» **WORK TO COMPLETE**:
No images are to be carried over; print all other material exactly as it stands.

Saved entries:
• • • • • • •

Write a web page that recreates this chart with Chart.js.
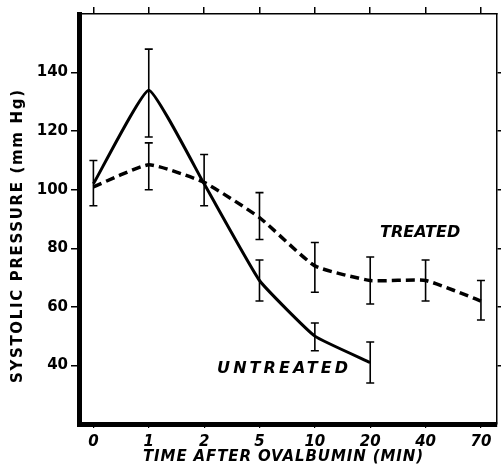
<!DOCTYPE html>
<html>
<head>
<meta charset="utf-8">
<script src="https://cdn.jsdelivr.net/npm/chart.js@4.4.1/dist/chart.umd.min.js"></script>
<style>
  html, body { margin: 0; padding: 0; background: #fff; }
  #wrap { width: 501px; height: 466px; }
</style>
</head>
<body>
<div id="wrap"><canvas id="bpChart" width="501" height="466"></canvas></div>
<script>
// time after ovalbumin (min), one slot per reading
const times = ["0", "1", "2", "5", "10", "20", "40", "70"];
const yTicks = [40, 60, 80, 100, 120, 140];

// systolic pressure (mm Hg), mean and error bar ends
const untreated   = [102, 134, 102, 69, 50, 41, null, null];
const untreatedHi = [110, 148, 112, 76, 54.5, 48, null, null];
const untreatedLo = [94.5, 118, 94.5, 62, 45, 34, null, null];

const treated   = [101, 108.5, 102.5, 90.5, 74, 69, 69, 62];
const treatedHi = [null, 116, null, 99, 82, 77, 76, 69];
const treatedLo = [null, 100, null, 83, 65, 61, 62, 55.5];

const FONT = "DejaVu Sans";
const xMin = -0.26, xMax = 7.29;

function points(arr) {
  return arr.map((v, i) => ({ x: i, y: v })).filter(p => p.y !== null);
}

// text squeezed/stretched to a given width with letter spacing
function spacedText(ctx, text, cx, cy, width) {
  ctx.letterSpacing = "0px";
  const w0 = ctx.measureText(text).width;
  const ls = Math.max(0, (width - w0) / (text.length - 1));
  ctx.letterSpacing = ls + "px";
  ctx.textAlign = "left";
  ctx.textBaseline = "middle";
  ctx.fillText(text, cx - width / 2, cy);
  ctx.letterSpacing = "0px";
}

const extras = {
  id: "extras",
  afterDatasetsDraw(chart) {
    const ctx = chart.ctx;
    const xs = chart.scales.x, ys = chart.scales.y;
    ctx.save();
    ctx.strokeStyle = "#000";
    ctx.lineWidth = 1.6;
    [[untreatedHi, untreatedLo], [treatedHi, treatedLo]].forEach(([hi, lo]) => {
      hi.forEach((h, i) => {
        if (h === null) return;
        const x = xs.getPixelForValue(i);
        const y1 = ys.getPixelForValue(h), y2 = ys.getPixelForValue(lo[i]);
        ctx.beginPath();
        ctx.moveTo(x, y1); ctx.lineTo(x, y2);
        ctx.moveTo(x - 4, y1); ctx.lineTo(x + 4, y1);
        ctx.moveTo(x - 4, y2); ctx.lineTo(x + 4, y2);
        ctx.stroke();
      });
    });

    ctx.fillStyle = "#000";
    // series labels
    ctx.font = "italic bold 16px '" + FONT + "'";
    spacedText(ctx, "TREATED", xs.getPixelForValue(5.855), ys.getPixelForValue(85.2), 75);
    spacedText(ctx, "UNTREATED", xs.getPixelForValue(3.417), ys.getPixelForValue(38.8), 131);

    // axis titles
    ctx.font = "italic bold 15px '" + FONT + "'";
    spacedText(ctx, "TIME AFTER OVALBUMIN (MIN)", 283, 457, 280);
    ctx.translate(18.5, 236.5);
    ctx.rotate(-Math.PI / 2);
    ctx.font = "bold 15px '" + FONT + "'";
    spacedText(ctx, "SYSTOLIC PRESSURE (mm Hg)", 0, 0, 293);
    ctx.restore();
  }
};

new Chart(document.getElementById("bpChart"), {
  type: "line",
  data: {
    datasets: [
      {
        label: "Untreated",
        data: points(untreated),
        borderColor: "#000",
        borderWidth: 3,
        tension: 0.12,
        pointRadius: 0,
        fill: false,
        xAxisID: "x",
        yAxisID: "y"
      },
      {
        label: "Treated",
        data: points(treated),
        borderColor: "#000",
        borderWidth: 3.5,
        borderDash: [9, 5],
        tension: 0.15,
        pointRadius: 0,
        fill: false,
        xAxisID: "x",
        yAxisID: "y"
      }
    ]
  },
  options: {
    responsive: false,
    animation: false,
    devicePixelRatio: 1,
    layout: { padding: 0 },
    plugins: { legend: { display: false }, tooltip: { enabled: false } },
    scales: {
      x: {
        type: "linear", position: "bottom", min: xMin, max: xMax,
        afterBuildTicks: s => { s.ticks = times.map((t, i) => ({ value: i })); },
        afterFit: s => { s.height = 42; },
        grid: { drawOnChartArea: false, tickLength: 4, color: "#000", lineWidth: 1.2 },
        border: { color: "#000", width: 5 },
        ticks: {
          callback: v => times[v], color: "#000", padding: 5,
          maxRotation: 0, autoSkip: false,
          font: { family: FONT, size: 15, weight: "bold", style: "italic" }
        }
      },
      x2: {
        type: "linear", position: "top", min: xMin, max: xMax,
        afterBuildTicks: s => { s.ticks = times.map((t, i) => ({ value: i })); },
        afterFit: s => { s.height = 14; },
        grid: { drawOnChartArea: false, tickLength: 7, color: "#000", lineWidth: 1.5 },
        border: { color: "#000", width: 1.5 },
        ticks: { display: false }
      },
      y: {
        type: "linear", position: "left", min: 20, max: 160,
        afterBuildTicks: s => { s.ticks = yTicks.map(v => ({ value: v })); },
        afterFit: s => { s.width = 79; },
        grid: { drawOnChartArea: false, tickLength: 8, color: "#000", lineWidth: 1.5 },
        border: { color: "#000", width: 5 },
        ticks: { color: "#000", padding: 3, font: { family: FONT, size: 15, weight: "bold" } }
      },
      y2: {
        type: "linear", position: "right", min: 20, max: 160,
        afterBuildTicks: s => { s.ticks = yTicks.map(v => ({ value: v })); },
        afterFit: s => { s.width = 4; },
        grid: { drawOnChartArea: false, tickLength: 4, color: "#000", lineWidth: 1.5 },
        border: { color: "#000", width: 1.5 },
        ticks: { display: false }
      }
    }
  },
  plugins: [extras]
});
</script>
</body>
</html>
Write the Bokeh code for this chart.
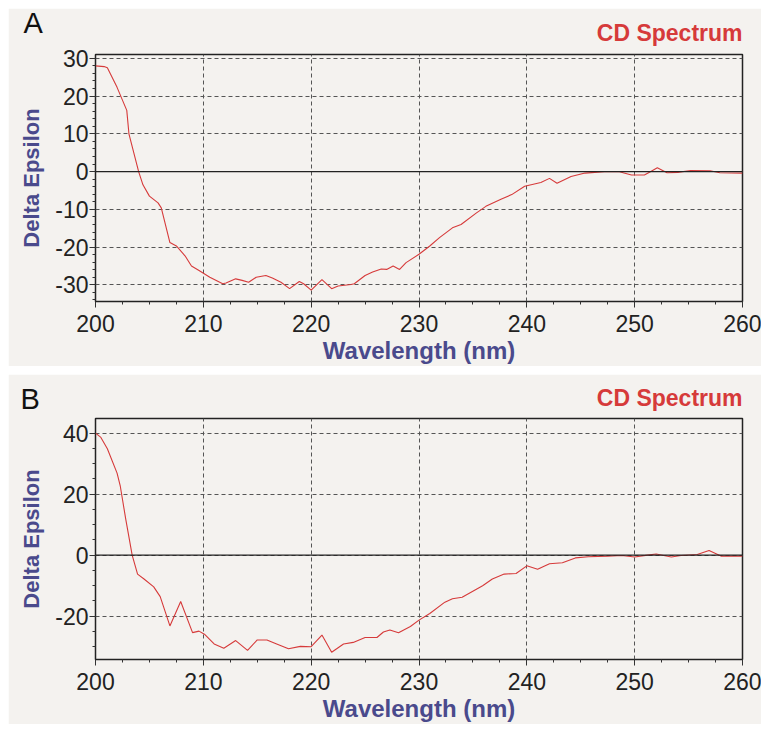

• • • • • • •

» **THE RESULT**:
Write a web page that recreates this chart with Chart.js.
<!DOCTYPE html>
<html>
<head>
<meta charset="utf-8">
<script src="https://cdn.jsdelivr.net/npm/chart.js@4.4.1/dist/chart.umd.min.js"></script>
<style>
  html, body { margin: 0; padding: 0; background: #fff; }
  #wrap { width: 501px; height: 466px; }
</style>
</head>
<body>
<div id="wrap"><canvas id="bpChart" width="501" height="466"></canvas></div>
<script>
// time after ovalbumin (min), one slot per reading
const times = ["0", "1", "2", "5", "10", "20", "40", "70"];
const yTicks = [40, 60, 80, 100, 120, 140];

// systolic pressure (mm Hg), mean and error bar ends
const untreated   = [102, 134, 102, 69, 50, 41, null, null];
const untreatedHi = [110, 148, 112, 76, 54.5, 48, null, null];
const untreatedLo = [94.5, 118, 94.5, 62, 45, 34, null, null];

const treated   = [101, 108.5, 102.5, 90.5, 74, 69, 69, 62];
const treatedHi = [null, 116, null, 99, 82, 77, 76, 69];
const treatedLo = [null, 100, null, 83, 65, 61, 62, 55.5];

const FONT = "DejaVu Sans";
const xMin = -0.26, xMax = 7.29;

function points(arr) {
  return arr.map((v, i) => ({ x: i, y: v })).filter(p => p.y !== null);
}

// text squeezed/stretched to a given width with letter spacing
function spacedText(ctx, text, cx, cy, width) {
  ctx.letterSpacing = "0px";
  const w0 = ctx.measureText(text).width;
  const ls = Math.max(0, (width - w0) / (text.length - 1));
  ctx.letterSpacing = ls + "px";
  ctx.textAlign = "left";
  ctx.textBaseline = "middle";
  ctx.fillText(text, cx - width / 2, cy);
  ctx.letterSpacing = "0px";
}

const extras = {
  id: "extras",
  afterDatasetsDraw(chart) {
    const ctx = chart.ctx;
    const xs = chart.scales.x, ys = chart.scales.y;
    ctx.save();
    ctx.strokeStyle = "#000";
    ctx.lineWidth = 1.6;
    [[untreatedHi, untreatedLo], [treatedHi, treatedLo]].forEach(([hi, lo]) => {
      hi.forEach((h, i) => {
        if (h === null) return;
        const x = xs.getPixelForValue(i);
        const y1 = ys.getPixelForValue(h), y2 = ys.getPixelForValue(lo[i]);
        ctx.beginPath();
        ctx.moveTo(x, y1); ctx.lineTo(x, y2);
        ctx.moveTo(x - 4, y1); ctx.lineTo(x + 4, y1);
        ctx.moveTo(x - 4, y2); ctx.lineTo(x + 4, y2);
        ctx.stroke();
      });
    });

    ctx.fillStyle = "#000";
    // series labels
    ctx.font = "italic bold 16px '" + FONT + "'";
    spacedText(ctx, "TREATED", xs.getPixelForValue(5.855), ys.getPixelForValue(85.2), 75);
    spacedText(ctx, "UNTREATED", xs.getPixelForValue(3.417), ys.getPixelForValue(38.8), 131);

    // axis titles
    ctx.font = "italic bold 15px '" + FONT + "'";
    spacedText(ctx, "TIME AFTER OVALBUMIN (MIN)", 283, 457, 280);
    ctx.translate(18.5, 236.5);
    ctx.rotate(-Math.PI / 2);
    ctx.font = "bold 15px '" + FONT + "'";
    spacedText(ctx, "SYSTOLIC PRESSURE (mm Hg)", 0, 0, 293);
    ctx.restore();
  }
};

new Chart(document.getElementById("bpChart"), {
  type: "line",
  data: {
    datasets: [
      {
        label: "Untreated",
        data: points(untreated),
        borderColor: "#000",
        borderWidth: 3,
        tension: 0.12,
        pointRadius: 0,
        fill: false,
        xAxisID: "x",
        yAxisID: "y"
      },
      {
        label: "Treated",
        data: points(treated),
        borderColor: "#000",
        borderWidth: 3.5,
        borderDash: [9, 5],
        tension: 0.15,
        pointRadius: 0,
        fill: false,
        xAxisID: "x",
        yAxisID: "y"
      }
    ]
  },
  options: {
    responsive: false,
    animation: false,
    devicePixelRatio: 1,
    layout: { padding: 0 },
    plugins: { legend: { display: false }, tooltip: { enabled: false } },
    scales: {
      x: {
        type: "linear", position: "bottom", min: xMin, max: xMax,
        afterBuildTicks: s => { s.ticks = times.map((t, i) => ({ value: i })); },
        afterFit: s => { s.height = 42; },
        grid: { drawOnChartArea: false, tickLength: 4, color: "#000", lineWidth: 1.2 },
        border: { color: "#000", width: 5 },
        ticks: {
          callback: v => times[v], color: "#000", padding: 5,
          maxRotation: 0, autoSkip: false,
          font: { family: FONT, size: 15, weight: "bold", style: "italic" }
        }
      },
      x2: {
        type: "linear", position: "top", min: xMin, max: xMax,
        afterBuildTicks: s => { s.ticks = times.map((t, i) => ({ value: i })); },
        afterFit: s => { s.height = 14; },
        grid: { drawOnChartArea: false, tickLength: 7, color: "#000", lineWidth: 1.5 },
        border: { color: "#000", width: 1.5 },
        ticks: { display: false }
      },
      y: {
        type: "linear", position: "left", min: 20, max: 160,
        afterBuildTicks: s => { s.ticks = yTicks.map(v => ({ value: v })); },
        afterFit: s => { s.width = 79; },
        grid: { drawOnChartArea: false, tickLength: 8, color: "#000", lineWidth: 1.5 },
        border: { color: "#000", width: 5 },
        ticks: { color: "#000", padding: 3, font: { family: FONT, size: 15, weight: "bold" } }
      },
      y2: {
        type: "linear", position: "right", min: 20, max: 160,
        afterBuildTicks: s => { s.ticks = yTicks.map(v => ({ value: v })); },
        afterFit: s => { s.width = 4; },
        grid: { drawOnChartArea: false, tickLength: 4, color: "#000", lineWidth: 1.5 },
        border: { color: "#000", width: 1.5 },
        ticks: { display: false }
      }
    }
  },
  plugins: [extras]
});
</script>
</body>
</html>
Write the Bokeh code for this chart.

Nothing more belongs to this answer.